Reaction of Key Players

Williams' speech exposed a serious rift within the Federal Open Market Committee. At the April meeting, four FOMC members voted against the phrase "additional adjustments," which in Fed parlance means a shift toward rate cuts. Three regional presidents — Beth Hammack of Cleveland, Neel Kashkari of Minneapolis, and Lorie Logan of Dallas — issued separate statements on May 1, insisting that the next move could be either a cut or a hike, and that a signal of easing was premature.

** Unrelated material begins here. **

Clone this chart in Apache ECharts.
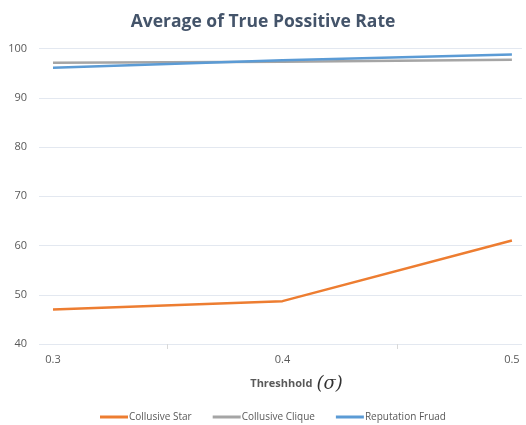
<!DOCTYPE html>
<html>
<head>
    <meta charset="utf-8">
    <title>Average of True Possitive Rate</title>
    <script src="https://cdn.jsdelivr.net/npm/echarts@6/dist/echarts.min.js"></script>
    <style>
        html, body { margin: 0; padding: 0; background: #fff; }
        #container { width: 526px; height: 425px; }
    </style>
</head>
<body>
<div id="container"></div>
<script>
    // data
    var thresholds = [0.3, 0.4, 0.5];
    var collusiveStar = [47.0, 48.7, 61.0];
    var collusiveClique = [97.1, 97.3, 97.7];
    var reputationFruad = [96.1, 97.6, 98.8];
    var yTicks = [40, 50, 60, 70, 80, 90, 100];

    function pairs(xs, ys) {
        return xs.map(function (x, i) { return [x, ys[i]]; });
    }

    var myChart = echarts.init(document.getElementById('container'));

    var option = {
        animation: false,
        textStyle: { fontFamily: 'Open Sans, sans-serif' },
        title: {
            text: 'Average of True Possitive Rate',
            left: 'center',
            top: 8,
            textStyle: { fontSize: 17.5, fontWeight: 'bold', color: '#44546a', fontFamily: 'Open Sans, sans-serif' }
        },
        legend: {
            left: 95,
            bottom: -2,
            itemWidth: 28,
            itemHeight: 3,
            itemGap: 21,
            icon: 'rect',
            textStyle: { fontSize: 10, color: '#595959', padding: [0, 0, 0, -4] },
            data: ['Collusive Star', 'Collusive Clique', 'Reputation Fruad']
        },
        grid: { left: 39, right: 4, top: 48.5, bottom: 81 },
        xAxis: {
            type: 'value',
            min: 0.2939,
            max: 0.5044,
            name: '{t|Threshhold}{s|(σ)}',
            nameLocation: 'middle',
            nameGap: 31,
            nameTextStyle: {
                padding: [0, 0, 0, 32],
                rich: {
                    t: { fontSize: 11, fontWeight: 'bold', color: '#595959' },
                    s: { fontSize: 18, fontStyle: 'italic', fontFamily: 'DejaVu Serif, serif', color: '#333', padding: [0, 0, 0, 4] }
                }
            },
            axisLine: { show: false },
            axisTick: { show: true, length: 5, lineStyle: { color: '#d9d9d9' }, customValues: [0.35, 0.45] },
            axisLabel: { customValues: thresholds, color: '#595959', fontSize: 11, margin: 10,
                formatter: function (v) { return v.toFixed(1); } },
            splitLine: { show: false }
        },
        yAxis: {
            type: 'value',
            min: yTicks[0],
            max: yTicks[yTicks.length - 1],
            interval: 10,
            axisLine: { show: false },
            axisTick: { show: false },
            axisLabel: { color: '#595959', fontSize: 11, margin: 12 },
            splitLine: { lineStyle: { color: '#e3e8f0', width: 1 } }
        },
        series: [
            {
                name: 'Collusive Star', type: 'line', showSymbol: false,
                itemStyle: { color: '#ED7D31' }, lineStyle: { width: 2.5, color: '#ED7D31' },
                data: pairs(thresholds, collusiveStar)
            },
            {
                name: 'Collusive Clique', type: 'line', showSymbol: false,
                itemStyle: { color: '#A5A5A5' }, lineStyle: { width: 2.5, color: '#A5A5A5' },
                data: pairs(thresholds, collusiveClique)
            },
            {
                name: 'Reputation Fruad', type: 'line', showSymbol: false,
                itemStyle: { color: '#5B9BD5' }, lineStyle: { width: 2.5, color: '#5B9BD5' },
                data: pairs(thresholds, reputationFruad)
            }
        ]
    };

    myChart.setOption(option);
</script>
</body>
</html>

Williams tried to downplay these differences in his speech, stating that "there is more agreement on policy than the vote might suggest." However, the fact of four dissenting votes — the highest since 1992 — speaks to deep uncertainty within the regulator. Moreover, the change in Fed leadership adds intrigue: Kevin Warsh, who will soon replace Jerome Powell as chair, is known as a proponent of prioritizing price stability over full employment, implying a potentially more hawkish course.

Institutional investors reacted to Williams' statements with a classic "flight to quality": high-yield bond spreads widened by 17 basis points, and investment-grade spreads also expanded. Goldman Sachs recommended clients increase portfolio quality in equities, credit, and currencies, while analysts at J.P. Morgan Wealth Management stated that the Fed will keep rates unchanged through year-end.

Forecast and Conclusions

John Williams' speech allows several key conclusions about the future trajectory of US monetary policy and global markets. The baseline scenario implicitly adopted by the Fed is to keep rates at the current level of 3.50–3.75% at least through the end of 2026, with a possible start to the easing cycle no earlier than 2027. The CME FedWatch tool shows that traders have pushed back expectations for the first cut to mid-to-late 2027, while Kalshi estimates a 43% probability of a rate hike by July 2027.

The main risk to this forecast is further escalation in the Persian Gulf region, which Williams himself called "a larger supply shock with severe consequences for inflation and economic activity." If the conflict drags on and oil prices settle above $120–130 per barrel, the Fed will find itself in a classic stagflation trap: inflation would demand rate hikes, while slowing growth would dictate cuts.

Williams' speech suggests that the Fed is making a strategic bet on the temporary nature of the supply shock. The regulator expects that de-escalation in the Middle East will allow energy prices to retreat, after which inflation will return to 2% by 2027. However, Williams himself acknowledges the fragility of this assumption, warning that market oil prices may reflect excessive optimism. If his skepticism proves justified, the Fed will have to revise its entire forecast horizon, and markets will have to price in a much longer period of high rates than currently anticipated.